The revised forecast implies a potential upside of more than one-third from current index levels, even after a year in which the Kospi has already doubled.
The Kospi has surged approximately 100% year-to-date, making it one of the best-performing major equity indices globally.
However, the rally has been far from broad-based.
Instead, performance has been heavily concentrated in a small number of large-cap technology companies, particularly SK Hynix and Samsung Electronics, both of which dominate global memory chip production.
These companies have benefited directly from surging demand for high-performance chips used in artificial intelligence data centers, cloud computing infrastructure, and advanced computing systems.
As AI adoption accelerates worldwide, demand for high-bandwidth memory and next-generation semiconductor components has created a powerful earnings tailwind for Korean chipmakers.
Despite strong index performance, analysts have raised concerns about the narrow leadership of the rally.
Market strategists at BTIG noted that recent gains have been driven disproportionately by a small group of heavyweight stocks, which now account for nearly half of the index’s total market capitalization.

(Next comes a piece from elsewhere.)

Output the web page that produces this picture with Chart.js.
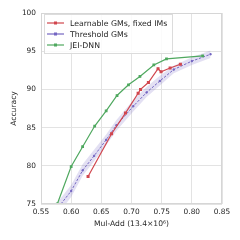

According to BTIG’s Jonathan Krinsky, recent trading sessions have shown negative market breadth even as the headline index continues to rise, highlighting the extent of concentration risk within the rally.
This dynamic suggests that while the index is performing strongly, a significant portion of listed companies are not participating in the upside, increasing vulnerability if momentum in leading stocks slows.
The semiconductor industry remains the central pillar supporting South Korea’s equity performance.
Market strategists at KB Financial Group emphasized that the so-called “twin towers” of Samsung Electronics and SK Hynix continue to significantly outperform the broader market, with their earnings trajectory closely tied to global chip demand cycles.
Industry analysts note that memory chip pricing has entered a strong recovery phase after a period of oversupply, driven by rapid expansion in AI infrastructure spending by major technology companies in the United States and Asia.
This recovery has led to improved margins, stronger cash flows, and increased capital expenditure across the semiconductor supply chain.
As a result, the semiconductor cycle is now seen as the dominant force shaping South Korea’s equity market direction.
While equity markets continue to surge, South Korea’s underlying economic conditions present a more cautious picture.
Economists highlight several structural challenges, including sluggish wage growth, weak employment creation, and pressure from rising energy import costs.
Additionally, concerns persist over the competitiveness of Korean exporters as Chinese manufacturers continue to expand their global market share in key industrial sectors.
This divergence between strong financial markets and weaker macroeconomic fundamentals has raised questions about the sustainability of the rally.
Some analysts warn that equity performance may be increasingly disconnected from domestic economic realities, driven instead by global AI investment flows and semiconductor demand cycles.
The strength in equity and property markets has added complexity to the policy environment.
While asset prices have surged, broader economic indicators suggest uneven growth, creating a difficult balancing act for policymakers.
Authorities are faced with the challenge of managing financial stability risks while supporting economic activity in an environment where household consumption and labor market conditions remain relatively subdued.
Rising asset prices, particularly in equities and real estate, contrast sharply with slower wage growth and persistent cost-of-living pressures, widening economic disparities across households.
Despite risks, global investors remain heavily focused on artificial intelligence as the dominant investment theme shaping global markets.
Goldman Sachs projects approximately 60% earnings-per-share growth across Asia-Pacific equities in 2026, with technology expected to remain the strongest-performing sector.
South Korea’s deep integration into global semiconductor supply chains positions it as a key beneficiary of this trend, particularly as AI infrastructure spending continues to accelerate worldwide.
Investors appear willing to tolerate valuation concerns and macroeconomic uncertainty in exchange for exposure to what is perceived as one of the most powerful structural growth cycles in global equity markets.
The outlook for South Korea’s stock market remains defined by a tension between strong earnings momentum and increasing concentration risk.
On one hand, the AI-driven semiconductor cycle continues to provide powerful support for index performance and corporate profitability. On the other, the heavy reliance on a small number of large-cap technology stocks introduces volatility risks if sentiment or pricing dynamics shift.
For now, however, the combination of global AI demand, improving semiconductor fundamentals, and sustained foreign investor interest continues to support bullish expectations.
Even after a historic doubling in value, analysts like Goldman Sachs believe the market may still have room to run, provided the semiconductor cycle remains intact.